Below are the records; collect from them each line containing the string "this".

─── Listed entries ───

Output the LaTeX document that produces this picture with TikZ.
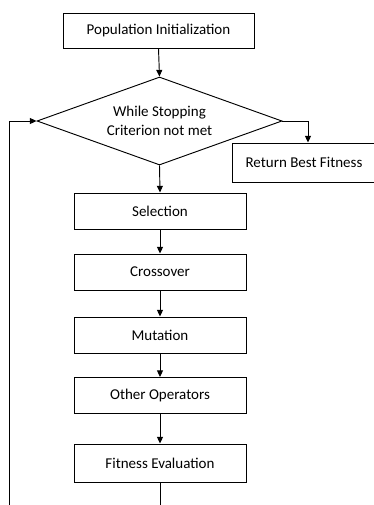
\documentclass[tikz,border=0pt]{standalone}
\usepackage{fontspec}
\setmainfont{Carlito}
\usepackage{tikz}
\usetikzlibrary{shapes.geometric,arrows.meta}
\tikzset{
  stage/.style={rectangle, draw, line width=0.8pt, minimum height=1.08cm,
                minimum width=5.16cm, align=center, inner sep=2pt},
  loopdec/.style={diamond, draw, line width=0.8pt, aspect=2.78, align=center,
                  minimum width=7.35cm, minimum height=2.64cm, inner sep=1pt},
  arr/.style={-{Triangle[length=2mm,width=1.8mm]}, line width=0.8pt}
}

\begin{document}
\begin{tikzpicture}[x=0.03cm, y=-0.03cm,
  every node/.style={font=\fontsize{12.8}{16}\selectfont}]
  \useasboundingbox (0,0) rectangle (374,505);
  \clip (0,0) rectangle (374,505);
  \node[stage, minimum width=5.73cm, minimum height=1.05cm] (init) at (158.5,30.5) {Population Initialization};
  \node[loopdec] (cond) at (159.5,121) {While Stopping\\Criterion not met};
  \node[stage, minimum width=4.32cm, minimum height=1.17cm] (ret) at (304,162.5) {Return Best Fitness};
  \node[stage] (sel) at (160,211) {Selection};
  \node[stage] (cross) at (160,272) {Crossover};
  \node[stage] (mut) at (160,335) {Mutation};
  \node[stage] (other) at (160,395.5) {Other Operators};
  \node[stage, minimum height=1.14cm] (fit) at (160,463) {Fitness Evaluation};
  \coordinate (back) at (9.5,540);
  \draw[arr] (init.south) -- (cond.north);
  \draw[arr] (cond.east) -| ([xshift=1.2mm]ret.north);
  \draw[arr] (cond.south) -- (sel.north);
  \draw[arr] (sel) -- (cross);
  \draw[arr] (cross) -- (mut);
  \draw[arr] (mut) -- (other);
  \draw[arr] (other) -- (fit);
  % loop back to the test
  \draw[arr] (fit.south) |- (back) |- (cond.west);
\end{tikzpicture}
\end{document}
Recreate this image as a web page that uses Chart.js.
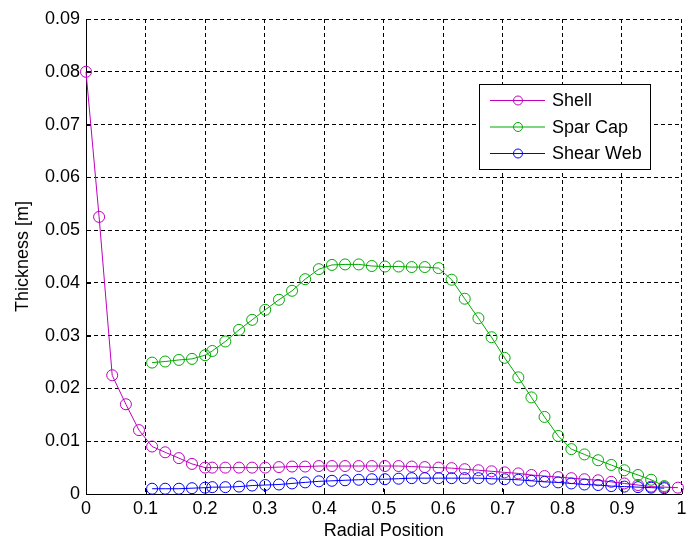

───
─── Listed entries ───

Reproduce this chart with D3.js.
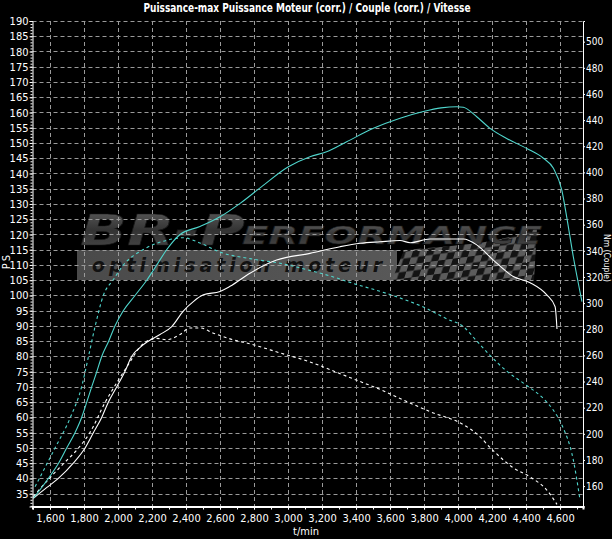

───

**Written response**
Output the LaTeX document that produces this picture with TikZ.
Recreate this image as a web page that uses Chart.js.
Reproduce this chart with D3.js.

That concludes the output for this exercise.